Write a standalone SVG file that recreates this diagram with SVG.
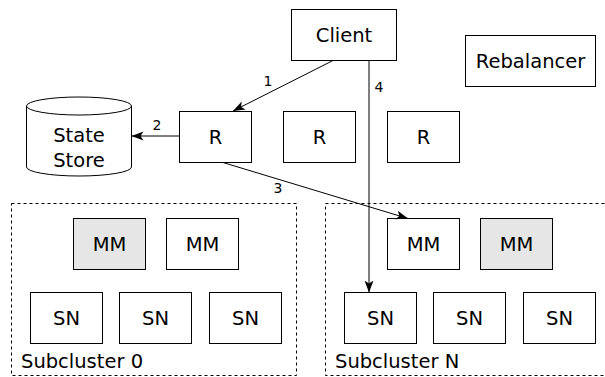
<svg xmlns="http://www.w3.org/2000/svg" width="605" height="377" viewBox="0 0 605 377">
<style>
.box{fill:#fff;stroke:#000;stroke-width:1}
.gray{fill:#e6e6e6;stroke:#000;stroke-width:1}
.cluster{fill:none;stroke:#000;stroke-width:1;stroke-dasharray:3 3}
.t{font-family:"DejaVu Sans",Verdana,sans-serif;font-size:19.5px;fill:#000;text-anchor:middle}
.lbl{font-family:"DejaVu Sans",Verdana,sans-serif;font-size:19.5px;fill:#000}
.n{font-family:"DejaVu Sans",Verdana,sans-serif;font-size:14px;fill:#000;text-anchor:middle}
.edge{fill:none;stroke:#000;stroke-width:1;marker-end:url(#arr)}
</style>
<defs>
<marker id="arr" markerUnits="userSpaceOnUse" markerWidth="13" markerHeight="10" refX="12" refY="4.5" orient="auto">
<path d="M0,0 L12,4.5 L0,9 L3,4.5 Z" fill="#000"/>
</marker>
</defs>
<g id="subcluster0">
<rect class="cluster" x="11.5" y="203.5" width="285" height="172"/>
<text class="lbl" x="21" y="368">Subcluster 0</text>
</g>
<g id="subclusterN">
<rect class="cluster" x="325.5" y="203.5" width="290" height="172"/>
<text class="lbl" x="335" y="368">Subcluster N</text>
</g>
<g id="client"><rect class="box" x="291.5" y="9.5" width="105" height="51"/><text class="t" x="344" y="42">Client</text></g>
<g id="rebalancer"><rect class="box" x="465.5" y="35.5" width="130" height="51"/><text class="t" x="530.5" y="68">Rebalancer</text></g>
<g id="statestore">
<path class="box" d="M26.5,106 A52.5,9 0 0 1 131.5,106 L131.5,167 A52.5,9 0 0 1 26.5,167 Z"/>
<path fill="none" stroke="#000" d="M26.5,106 A52.5,9 0 0 0 131.5,106"/>
<text class="t" x="79" y="142">State</text>
<text class="t" x="79" y="167">Store</text>
</g>
<g id="r1"><rect class="box" x="179.5" y="111.5" width="72" height="51"/><text class="t" x="215.5" y="144">R</text></g>
<g id="r2"><rect class="box" x="283.5" y="111.5" width="72" height="51"/><text class="t" x="319.5" y="144">R</text></g>
<g id="r3"><rect class="box" x="387.5" y="111.5" width="72" height="51"/><text class="t" x="423.5" y="144">R</text></g>
<g id="mm0a"><rect class="gray" x="73.5" y="218.5" width="72" height="51"/><text class="t" x="109.5" y="251">MM</text></g>
<g id="mm0b"><rect class="box" x="166.5" y="218.5" width="72" height="51"/><text class="t" x="202.5" y="251">MM</text></g>
<g id="sn0a"><rect class="box" x="30.5" y="292.5" width="72" height="51"/><text class="t" x="66.5" y="325">SN</text></g>
<g id="sn0b"><rect class="box" x="119.5" y="292.5" width="72" height="51"/><text class="t" x="155.5" y="325">SN</text></g>
<g id="sn0c"><rect class="box" x="209.5" y="292.5" width="72" height="51"/><text class="t" x="245.5" y="325">SN</text></g>
<g id="mmNa"><rect class="box" x="387.5" y="218.5" width="72" height="51"/><text class="t" x="423.5" y="251">MM</text></g>
<g id="mmNb"><rect class="gray" x="480.5" y="218.5" width="72" height="51"/><text class="t" x="516.5" y="251">MM</text></g>
<g id="snNa"><rect class="box" x="344.5" y="292.5" width="72" height="51"/><text class="t" x="380.5" y="325">SN</text></g>
<g id="snNb"><rect class="box" x="433.5" y="292.5" width="72" height="51"/><text class="t" x="469.5" y="325">SN</text></g>
<g id="snNc"><rect class="box" x="523.5" y="292.5" width="72" height="51"/><text class="t" x="559.5" y="325">SN</text></g>
<g id="connectors">
<path class="edge" d="M333,60.5 L233,111"/>
<text class="n" x="268" y="86">1</text>
<path class="edge" d="M179.5,136 L131.5,136"/>
<text class="n" x="157" y="130">2</text>
<path class="edge" d="M223,162.5 L408,218.5"/>
<text class="n" x="278" y="193">3</text>
<path class="edge" d="M369,60.5 L369,292.5"/>
<text class="n" x="379" y="92">4</text>
</g>
</svg>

▶ [Task requirements]:
Return the material word for word. Pictures are not part of the copy.

▶ [Solution for this task]:
Write a standalone SVG file that recreates this diagram with SVG.
<svg xmlns="http://www.w3.org/2000/svg" width="605" height="377" viewBox="0 0 605 377">
<style>
.box{fill:#fff;stroke:#000;stroke-width:1}
.gray{fill:#e6e6e6;stroke:#000;stroke-width:1}
.cluster{fill:none;stroke:#000;stroke-width:1;stroke-dasharray:3 3}
.t{font-family:"DejaVu Sans",Verdana,sans-serif;font-size:19.5px;fill:#000;text-anchor:middle}
.lbl{font-family:"DejaVu Sans",Verdana,sans-serif;font-size:19.5px;fill:#000}
.n{font-family:"DejaVu Sans",Verdana,sans-serif;font-size:14px;fill:#000;text-anchor:middle}
.edge{fill:none;stroke:#000;stroke-width:1;marker-end:url(#arr)}
</style>
<defs>
<marker id="arr" markerUnits="userSpaceOnUse" markerWidth="13" markerHeight="10" refX="12" refY="4.5" orient="auto">
<path d="M0,0 L12,4.5 L0,9 L3,4.5 Z" fill="#000"/>
</marker>
</defs>
<g id="subcluster0">
<rect class="cluster" x="11.5" y="203.5" width="285" height="172"/>
<text class="lbl" x="21" y="368">Subcluster 0</text>
</g>
<g id="subclusterN">
<rect class="cluster" x="325.5" y="203.5" width="290" height="172"/>
<text class="lbl" x="335" y="368">Subcluster N</text>
</g>
<g id="client"><rect class="box" x="291.5" y="9.5" width="105" height="51"/><text class="t" x="344" y="42">Client</text></g>
<g id="rebalancer"><rect class="box" x="465.5" y="35.5" width="130" height="51"/><text class="t" x="530.5" y="68">Rebalancer</text></g>
<g id="statestore">
<path class="box" d="M26.5,106 A52.5,9 0 0 1 131.5,106 L131.5,167 A52.5,9 0 0 1 26.5,167 Z"/>
<path fill="none" stroke="#000" d="M26.5,106 A52.5,9 0 0 0 131.5,106"/>
<text class="t" x="79" y="142">State</text>
<text class="t" x="79" y="167">Store</text>
</g>
<g id="r1"><rect class="box" x="179.5" y="111.5" width="72" height="51"/><text class="t" x="215.5" y="144">R</text></g>
<g id="r2"><rect class="box" x="283.5" y="111.5" width="72" height="51"/><text class="t" x="319.5" y="144">R</text></g>
<g id="r3"><rect class="box" x="387.5" y="111.5" width="72" height="51"/><text class="t" x="423.5" y="144">R</text></g>
<g id="mm0a"><rect class="gray" x="73.5" y="218.5" width="72" height="51"/><text class="t" x="109.5" y="251">MM</text></g>
<g id="mm0b"><rect class="box" x="166.5" y="218.5" width="72" height="51"/><text class="t" x="202.5" y="251">MM</text></g>
<g id="sn0a"><rect class="box" x="30.5" y="292.5" width="72" height="51"/><text class="t" x="66.5" y="325">SN</text></g>
<g id="sn0b"><rect class="box" x="119.5" y="292.5" width="72" height="51"/><text class="t" x="155.5" y="325">SN</text></g>
<g id="sn0c"><rect class="box" x="209.5" y="292.5" width="72" height="51"/><text class="t" x="245.5" y="325">SN</text></g>
<g id="mmNa"><rect class="box" x="387.5" y="218.5" width="72" height="51"/><text class="t" x="423.5" y="251">MM</text></g>
<g id="mmNb"><rect class="gray" x="480.5" y="218.5" width="72" height="51"/><text class="t" x="516.5" y="251">MM</text></g>
<g id="snNa"><rect class="box" x="344.5" y="292.5" width="72" height="51"/><text class="t" x="380.5" y="325">SN</text></g>
<g id="snNb"><rect class="box" x="433.5" y="292.5" width="72" height="51"/><text class="t" x="469.5" y="325">SN</text></g>
<g id="snNc"><rect class="box" x="523.5" y="292.5" width="72" height="51"/><text class="t" x="559.5" y="325">SN</text></g>
<g id="connectors">
<path class="edge" d="M333,60.5 L233,111"/>
<text class="n" x="268" y="86">1</text>
<path class="edge" d="M179.5,136 L131.5,136"/>
<text class="n" x="157" y="130">2</text>
<path class="edge" d="M223,162.5 L408,218.5"/>
<text class="n" x="278" y="193">3</text>
<path class="edge" d="M369,60.5 L369,292.5"/>
<text class="n" x="379" y="92">4</text>
</g>
</svg>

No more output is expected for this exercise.